## Required work:
The required output is the block of lines from the line with "Reproduce this chart with matplotlib." to the line with "from matplotlib.patches import Ellipse", endpoints included and pictures omitted.

○ ○ ○ ○

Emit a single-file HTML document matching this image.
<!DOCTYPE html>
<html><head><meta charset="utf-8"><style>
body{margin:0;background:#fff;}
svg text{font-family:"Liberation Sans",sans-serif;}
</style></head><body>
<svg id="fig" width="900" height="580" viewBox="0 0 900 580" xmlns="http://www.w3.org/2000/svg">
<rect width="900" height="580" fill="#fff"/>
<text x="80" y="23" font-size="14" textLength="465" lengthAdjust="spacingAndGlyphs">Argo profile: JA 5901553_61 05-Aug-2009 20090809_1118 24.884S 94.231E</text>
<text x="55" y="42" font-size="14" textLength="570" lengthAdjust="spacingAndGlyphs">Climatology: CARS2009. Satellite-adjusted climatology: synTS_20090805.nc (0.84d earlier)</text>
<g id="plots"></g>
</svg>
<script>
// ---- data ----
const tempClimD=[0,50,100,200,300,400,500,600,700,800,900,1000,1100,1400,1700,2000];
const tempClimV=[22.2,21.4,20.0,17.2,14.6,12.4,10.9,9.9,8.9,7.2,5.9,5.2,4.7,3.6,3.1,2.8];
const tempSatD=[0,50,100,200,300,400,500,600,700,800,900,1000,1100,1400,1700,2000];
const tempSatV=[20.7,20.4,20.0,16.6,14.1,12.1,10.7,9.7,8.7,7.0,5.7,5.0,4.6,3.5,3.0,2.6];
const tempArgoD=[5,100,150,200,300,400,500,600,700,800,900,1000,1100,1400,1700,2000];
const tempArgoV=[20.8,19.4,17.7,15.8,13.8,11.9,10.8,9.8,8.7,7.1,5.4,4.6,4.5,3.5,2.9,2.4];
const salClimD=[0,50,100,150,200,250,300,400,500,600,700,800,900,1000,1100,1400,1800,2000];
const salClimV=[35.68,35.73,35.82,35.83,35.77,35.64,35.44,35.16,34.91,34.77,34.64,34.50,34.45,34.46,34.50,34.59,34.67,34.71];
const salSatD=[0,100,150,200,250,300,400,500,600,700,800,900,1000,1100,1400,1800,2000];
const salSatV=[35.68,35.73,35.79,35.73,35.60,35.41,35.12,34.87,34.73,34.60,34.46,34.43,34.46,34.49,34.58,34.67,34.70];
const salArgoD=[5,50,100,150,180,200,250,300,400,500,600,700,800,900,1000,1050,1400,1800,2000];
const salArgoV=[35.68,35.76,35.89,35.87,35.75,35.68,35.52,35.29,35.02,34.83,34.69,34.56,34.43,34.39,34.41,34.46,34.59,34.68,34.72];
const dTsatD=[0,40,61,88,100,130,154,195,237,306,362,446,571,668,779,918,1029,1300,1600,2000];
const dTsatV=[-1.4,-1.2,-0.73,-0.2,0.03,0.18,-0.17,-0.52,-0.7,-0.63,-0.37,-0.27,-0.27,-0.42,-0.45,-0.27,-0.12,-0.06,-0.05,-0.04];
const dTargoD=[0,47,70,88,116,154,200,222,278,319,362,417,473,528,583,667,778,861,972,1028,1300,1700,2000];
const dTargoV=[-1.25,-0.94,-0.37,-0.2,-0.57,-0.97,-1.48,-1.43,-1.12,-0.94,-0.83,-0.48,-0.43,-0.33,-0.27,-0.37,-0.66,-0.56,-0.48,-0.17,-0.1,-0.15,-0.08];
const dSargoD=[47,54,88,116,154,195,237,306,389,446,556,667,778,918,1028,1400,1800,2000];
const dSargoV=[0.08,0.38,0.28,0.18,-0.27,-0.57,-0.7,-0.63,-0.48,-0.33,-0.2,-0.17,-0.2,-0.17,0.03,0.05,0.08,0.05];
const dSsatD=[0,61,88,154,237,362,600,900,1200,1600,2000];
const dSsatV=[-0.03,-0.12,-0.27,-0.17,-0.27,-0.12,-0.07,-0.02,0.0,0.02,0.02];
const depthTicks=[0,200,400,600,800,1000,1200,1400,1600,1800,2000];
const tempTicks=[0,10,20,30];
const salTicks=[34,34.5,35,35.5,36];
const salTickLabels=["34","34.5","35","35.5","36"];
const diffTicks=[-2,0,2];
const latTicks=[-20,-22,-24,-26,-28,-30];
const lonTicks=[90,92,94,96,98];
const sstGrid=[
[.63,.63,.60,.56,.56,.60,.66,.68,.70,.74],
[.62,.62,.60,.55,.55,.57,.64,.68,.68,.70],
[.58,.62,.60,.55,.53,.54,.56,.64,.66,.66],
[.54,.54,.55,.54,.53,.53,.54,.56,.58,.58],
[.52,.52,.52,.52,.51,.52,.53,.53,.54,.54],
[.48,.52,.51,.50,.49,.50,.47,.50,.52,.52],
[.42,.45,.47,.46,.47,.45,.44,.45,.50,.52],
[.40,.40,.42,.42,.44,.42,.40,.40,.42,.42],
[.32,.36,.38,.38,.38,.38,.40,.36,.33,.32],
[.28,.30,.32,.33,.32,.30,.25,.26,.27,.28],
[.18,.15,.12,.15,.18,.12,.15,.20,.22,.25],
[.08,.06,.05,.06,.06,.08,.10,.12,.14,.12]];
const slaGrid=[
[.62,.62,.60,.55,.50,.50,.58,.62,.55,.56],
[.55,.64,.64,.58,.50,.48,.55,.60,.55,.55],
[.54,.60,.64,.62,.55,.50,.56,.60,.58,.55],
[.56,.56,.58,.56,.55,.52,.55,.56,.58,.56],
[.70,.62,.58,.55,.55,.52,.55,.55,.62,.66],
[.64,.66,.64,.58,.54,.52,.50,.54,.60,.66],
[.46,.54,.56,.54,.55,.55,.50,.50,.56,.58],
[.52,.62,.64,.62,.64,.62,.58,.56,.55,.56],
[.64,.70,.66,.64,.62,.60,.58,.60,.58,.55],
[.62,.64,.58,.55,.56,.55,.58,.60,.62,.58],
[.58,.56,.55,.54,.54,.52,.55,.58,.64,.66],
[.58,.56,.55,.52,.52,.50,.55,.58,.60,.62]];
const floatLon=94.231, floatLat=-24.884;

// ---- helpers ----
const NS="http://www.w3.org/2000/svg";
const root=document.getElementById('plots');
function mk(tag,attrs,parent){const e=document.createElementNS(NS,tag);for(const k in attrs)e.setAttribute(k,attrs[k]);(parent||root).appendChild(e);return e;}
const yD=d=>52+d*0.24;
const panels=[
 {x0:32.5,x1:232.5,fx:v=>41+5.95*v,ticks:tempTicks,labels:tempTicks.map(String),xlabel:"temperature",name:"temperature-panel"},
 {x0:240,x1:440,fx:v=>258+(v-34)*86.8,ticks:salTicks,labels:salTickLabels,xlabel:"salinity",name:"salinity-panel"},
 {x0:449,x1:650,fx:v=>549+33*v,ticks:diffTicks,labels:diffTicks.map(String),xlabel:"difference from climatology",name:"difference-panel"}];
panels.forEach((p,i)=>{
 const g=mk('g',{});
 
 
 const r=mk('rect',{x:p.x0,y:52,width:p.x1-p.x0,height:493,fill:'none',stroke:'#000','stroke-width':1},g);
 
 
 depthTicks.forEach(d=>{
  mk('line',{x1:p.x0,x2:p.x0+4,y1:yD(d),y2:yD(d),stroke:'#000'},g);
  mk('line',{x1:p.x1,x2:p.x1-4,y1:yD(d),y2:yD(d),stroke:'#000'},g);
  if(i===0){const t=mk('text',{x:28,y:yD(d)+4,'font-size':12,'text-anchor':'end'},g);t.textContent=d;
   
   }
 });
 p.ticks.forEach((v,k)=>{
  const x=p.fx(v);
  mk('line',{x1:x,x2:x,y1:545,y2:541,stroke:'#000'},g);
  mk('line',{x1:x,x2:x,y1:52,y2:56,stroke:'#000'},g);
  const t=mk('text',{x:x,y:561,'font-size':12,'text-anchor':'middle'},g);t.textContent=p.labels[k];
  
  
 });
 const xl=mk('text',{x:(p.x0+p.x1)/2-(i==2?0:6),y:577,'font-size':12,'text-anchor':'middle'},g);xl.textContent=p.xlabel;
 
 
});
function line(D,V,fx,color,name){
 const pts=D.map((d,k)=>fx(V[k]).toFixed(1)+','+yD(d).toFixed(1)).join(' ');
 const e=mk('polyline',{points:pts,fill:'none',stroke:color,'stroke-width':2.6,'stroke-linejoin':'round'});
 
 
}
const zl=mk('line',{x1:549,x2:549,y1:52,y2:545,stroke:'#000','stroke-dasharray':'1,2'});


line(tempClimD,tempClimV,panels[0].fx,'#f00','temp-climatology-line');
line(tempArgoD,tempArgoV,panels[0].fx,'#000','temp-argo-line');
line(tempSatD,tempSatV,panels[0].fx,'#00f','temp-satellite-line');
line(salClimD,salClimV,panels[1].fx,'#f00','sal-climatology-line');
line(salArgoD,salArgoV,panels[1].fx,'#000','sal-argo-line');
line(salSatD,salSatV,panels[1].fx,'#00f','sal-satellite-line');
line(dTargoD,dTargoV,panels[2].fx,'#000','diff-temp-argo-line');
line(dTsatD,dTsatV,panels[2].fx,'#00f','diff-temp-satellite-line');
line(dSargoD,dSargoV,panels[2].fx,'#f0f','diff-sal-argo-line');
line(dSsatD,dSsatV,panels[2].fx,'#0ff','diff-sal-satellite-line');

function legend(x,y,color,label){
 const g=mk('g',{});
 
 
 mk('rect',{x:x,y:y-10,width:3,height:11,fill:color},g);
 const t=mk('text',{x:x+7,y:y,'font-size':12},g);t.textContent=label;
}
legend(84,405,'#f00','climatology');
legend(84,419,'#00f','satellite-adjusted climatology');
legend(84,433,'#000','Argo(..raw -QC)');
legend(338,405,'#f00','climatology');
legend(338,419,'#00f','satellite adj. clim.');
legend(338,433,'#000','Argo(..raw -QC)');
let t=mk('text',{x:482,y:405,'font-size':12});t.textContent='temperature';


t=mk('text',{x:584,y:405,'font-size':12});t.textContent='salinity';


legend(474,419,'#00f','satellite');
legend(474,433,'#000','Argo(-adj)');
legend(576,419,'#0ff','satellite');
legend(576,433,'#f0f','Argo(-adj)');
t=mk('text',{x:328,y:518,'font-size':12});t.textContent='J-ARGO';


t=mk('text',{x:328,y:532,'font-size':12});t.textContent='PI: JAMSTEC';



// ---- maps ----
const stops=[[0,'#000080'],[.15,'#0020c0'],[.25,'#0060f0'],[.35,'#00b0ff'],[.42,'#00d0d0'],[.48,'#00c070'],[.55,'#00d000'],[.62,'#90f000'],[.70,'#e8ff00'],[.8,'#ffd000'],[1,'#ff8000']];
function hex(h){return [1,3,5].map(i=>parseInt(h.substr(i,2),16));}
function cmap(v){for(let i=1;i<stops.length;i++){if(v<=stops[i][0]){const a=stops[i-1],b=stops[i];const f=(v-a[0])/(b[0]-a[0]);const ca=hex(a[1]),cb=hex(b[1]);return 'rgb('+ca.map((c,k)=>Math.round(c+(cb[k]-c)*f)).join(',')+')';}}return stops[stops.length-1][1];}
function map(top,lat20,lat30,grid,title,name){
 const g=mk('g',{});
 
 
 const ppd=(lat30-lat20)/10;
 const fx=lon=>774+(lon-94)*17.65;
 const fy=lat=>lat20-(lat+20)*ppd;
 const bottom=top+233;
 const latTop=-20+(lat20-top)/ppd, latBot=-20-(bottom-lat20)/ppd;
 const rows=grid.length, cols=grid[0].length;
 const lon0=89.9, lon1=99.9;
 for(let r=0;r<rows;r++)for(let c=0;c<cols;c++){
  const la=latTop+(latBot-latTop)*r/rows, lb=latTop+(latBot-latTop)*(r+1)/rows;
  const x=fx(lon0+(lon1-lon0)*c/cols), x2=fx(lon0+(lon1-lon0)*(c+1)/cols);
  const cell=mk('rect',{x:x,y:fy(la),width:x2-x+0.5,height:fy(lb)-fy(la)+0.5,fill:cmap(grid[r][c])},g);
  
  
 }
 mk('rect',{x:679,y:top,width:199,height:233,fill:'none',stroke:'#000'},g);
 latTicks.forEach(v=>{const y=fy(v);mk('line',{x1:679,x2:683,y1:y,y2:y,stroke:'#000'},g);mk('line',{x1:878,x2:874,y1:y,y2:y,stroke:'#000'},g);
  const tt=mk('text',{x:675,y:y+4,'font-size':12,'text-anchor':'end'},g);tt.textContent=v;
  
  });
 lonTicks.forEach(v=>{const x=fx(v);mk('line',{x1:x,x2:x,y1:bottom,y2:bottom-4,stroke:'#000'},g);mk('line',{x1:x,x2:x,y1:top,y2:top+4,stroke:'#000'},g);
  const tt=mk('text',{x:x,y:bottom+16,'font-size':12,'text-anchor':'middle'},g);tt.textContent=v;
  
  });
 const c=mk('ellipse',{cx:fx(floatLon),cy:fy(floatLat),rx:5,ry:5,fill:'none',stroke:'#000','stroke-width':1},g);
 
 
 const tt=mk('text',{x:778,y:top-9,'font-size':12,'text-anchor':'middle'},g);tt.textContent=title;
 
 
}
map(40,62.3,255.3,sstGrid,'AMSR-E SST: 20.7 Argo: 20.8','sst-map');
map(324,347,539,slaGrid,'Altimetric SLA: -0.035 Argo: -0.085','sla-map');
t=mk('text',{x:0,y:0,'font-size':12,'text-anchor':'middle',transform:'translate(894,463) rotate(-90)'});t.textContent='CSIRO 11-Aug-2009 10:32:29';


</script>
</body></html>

○ ○ ○ ○

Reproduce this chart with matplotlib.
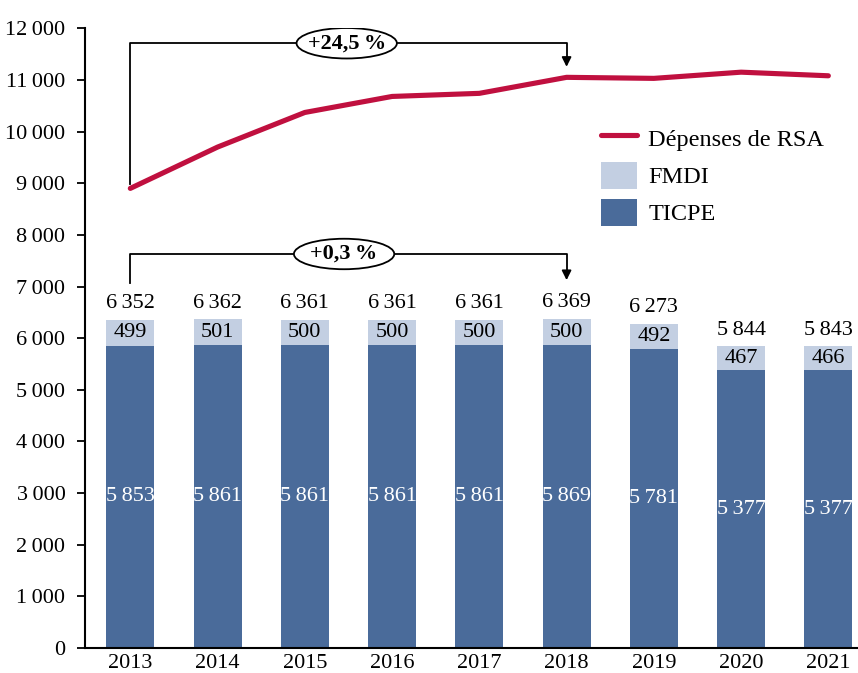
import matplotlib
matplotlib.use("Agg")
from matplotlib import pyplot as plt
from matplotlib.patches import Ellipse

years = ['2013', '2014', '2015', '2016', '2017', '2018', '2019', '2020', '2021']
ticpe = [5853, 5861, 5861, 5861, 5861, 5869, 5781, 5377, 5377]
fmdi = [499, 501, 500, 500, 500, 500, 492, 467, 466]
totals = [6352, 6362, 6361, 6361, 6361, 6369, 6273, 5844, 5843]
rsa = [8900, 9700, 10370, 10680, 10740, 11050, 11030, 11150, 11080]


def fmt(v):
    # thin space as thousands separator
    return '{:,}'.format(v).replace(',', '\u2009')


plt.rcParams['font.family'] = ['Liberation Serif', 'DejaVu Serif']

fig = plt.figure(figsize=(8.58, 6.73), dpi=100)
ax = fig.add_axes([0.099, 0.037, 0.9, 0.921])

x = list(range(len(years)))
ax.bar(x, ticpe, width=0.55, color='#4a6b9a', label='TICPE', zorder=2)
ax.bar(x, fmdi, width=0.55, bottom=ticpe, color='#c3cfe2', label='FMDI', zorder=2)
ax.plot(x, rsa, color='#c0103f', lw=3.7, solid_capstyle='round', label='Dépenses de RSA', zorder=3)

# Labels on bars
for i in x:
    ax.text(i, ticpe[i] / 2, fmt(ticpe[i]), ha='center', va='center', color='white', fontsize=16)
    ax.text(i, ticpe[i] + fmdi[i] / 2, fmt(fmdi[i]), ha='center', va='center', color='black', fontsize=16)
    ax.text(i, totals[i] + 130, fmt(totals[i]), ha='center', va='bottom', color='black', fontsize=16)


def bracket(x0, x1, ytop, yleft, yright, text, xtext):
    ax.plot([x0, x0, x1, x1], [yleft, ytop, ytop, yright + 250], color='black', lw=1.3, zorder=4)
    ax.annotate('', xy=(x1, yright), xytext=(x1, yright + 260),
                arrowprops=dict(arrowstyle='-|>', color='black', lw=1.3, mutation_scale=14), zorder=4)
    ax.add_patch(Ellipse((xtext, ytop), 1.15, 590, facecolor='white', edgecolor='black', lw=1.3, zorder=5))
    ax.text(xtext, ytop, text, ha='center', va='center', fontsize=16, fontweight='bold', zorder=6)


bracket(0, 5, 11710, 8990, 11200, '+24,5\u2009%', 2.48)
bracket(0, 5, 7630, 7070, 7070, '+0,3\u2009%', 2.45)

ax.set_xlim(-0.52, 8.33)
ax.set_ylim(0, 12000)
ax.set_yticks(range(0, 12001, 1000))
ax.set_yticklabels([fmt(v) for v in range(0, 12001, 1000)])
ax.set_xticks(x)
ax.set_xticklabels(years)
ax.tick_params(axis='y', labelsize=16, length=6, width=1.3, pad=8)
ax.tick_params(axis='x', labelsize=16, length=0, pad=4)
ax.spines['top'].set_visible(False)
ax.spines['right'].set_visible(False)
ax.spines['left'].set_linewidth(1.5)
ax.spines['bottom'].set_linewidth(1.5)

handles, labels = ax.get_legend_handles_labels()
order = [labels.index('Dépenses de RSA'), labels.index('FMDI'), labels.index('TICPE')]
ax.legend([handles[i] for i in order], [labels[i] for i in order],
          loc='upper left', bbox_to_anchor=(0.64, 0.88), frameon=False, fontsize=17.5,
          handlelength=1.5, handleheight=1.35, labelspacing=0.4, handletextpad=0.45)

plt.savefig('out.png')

○ ○ ○ ○

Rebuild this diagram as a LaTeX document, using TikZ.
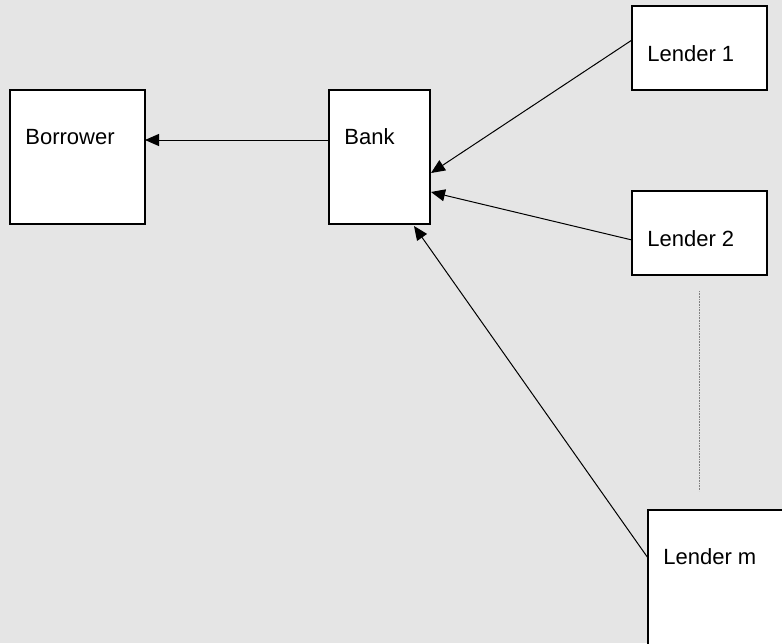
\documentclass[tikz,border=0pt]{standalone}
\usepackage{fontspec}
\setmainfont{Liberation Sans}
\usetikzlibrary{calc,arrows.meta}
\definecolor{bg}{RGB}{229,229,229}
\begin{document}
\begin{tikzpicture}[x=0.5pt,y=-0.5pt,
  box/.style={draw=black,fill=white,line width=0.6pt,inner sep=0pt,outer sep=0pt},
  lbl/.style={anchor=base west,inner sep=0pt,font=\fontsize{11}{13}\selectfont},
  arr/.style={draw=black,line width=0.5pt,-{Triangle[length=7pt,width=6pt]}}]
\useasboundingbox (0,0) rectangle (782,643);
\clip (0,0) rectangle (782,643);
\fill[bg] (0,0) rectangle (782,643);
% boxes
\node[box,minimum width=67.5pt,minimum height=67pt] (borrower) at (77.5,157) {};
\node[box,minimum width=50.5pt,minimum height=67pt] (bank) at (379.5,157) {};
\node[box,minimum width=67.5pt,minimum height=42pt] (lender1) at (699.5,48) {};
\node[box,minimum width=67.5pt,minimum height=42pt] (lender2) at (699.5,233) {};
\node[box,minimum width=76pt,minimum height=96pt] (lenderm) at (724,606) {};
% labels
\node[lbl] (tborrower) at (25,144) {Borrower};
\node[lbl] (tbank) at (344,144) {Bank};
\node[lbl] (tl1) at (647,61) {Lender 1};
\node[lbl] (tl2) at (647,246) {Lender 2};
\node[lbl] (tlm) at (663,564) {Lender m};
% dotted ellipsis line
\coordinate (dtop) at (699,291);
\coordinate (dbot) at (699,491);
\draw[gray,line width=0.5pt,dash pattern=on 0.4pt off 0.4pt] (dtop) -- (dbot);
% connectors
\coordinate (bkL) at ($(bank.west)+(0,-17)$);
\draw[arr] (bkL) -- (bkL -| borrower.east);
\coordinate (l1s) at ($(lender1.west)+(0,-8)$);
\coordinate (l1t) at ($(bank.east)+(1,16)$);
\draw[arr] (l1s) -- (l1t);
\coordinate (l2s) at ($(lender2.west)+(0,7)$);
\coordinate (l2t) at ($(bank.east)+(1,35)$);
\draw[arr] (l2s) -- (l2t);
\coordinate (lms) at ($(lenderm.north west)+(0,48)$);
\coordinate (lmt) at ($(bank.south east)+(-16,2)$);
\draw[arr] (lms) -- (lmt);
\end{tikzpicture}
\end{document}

○ ○ ○ ○

## The solution:
Reproduce this chart with matplotlib.
import matplotlib
matplotlib.use("Agg")
from matplotlib import pyplot as plt
from matplotlib.patches import Ellipse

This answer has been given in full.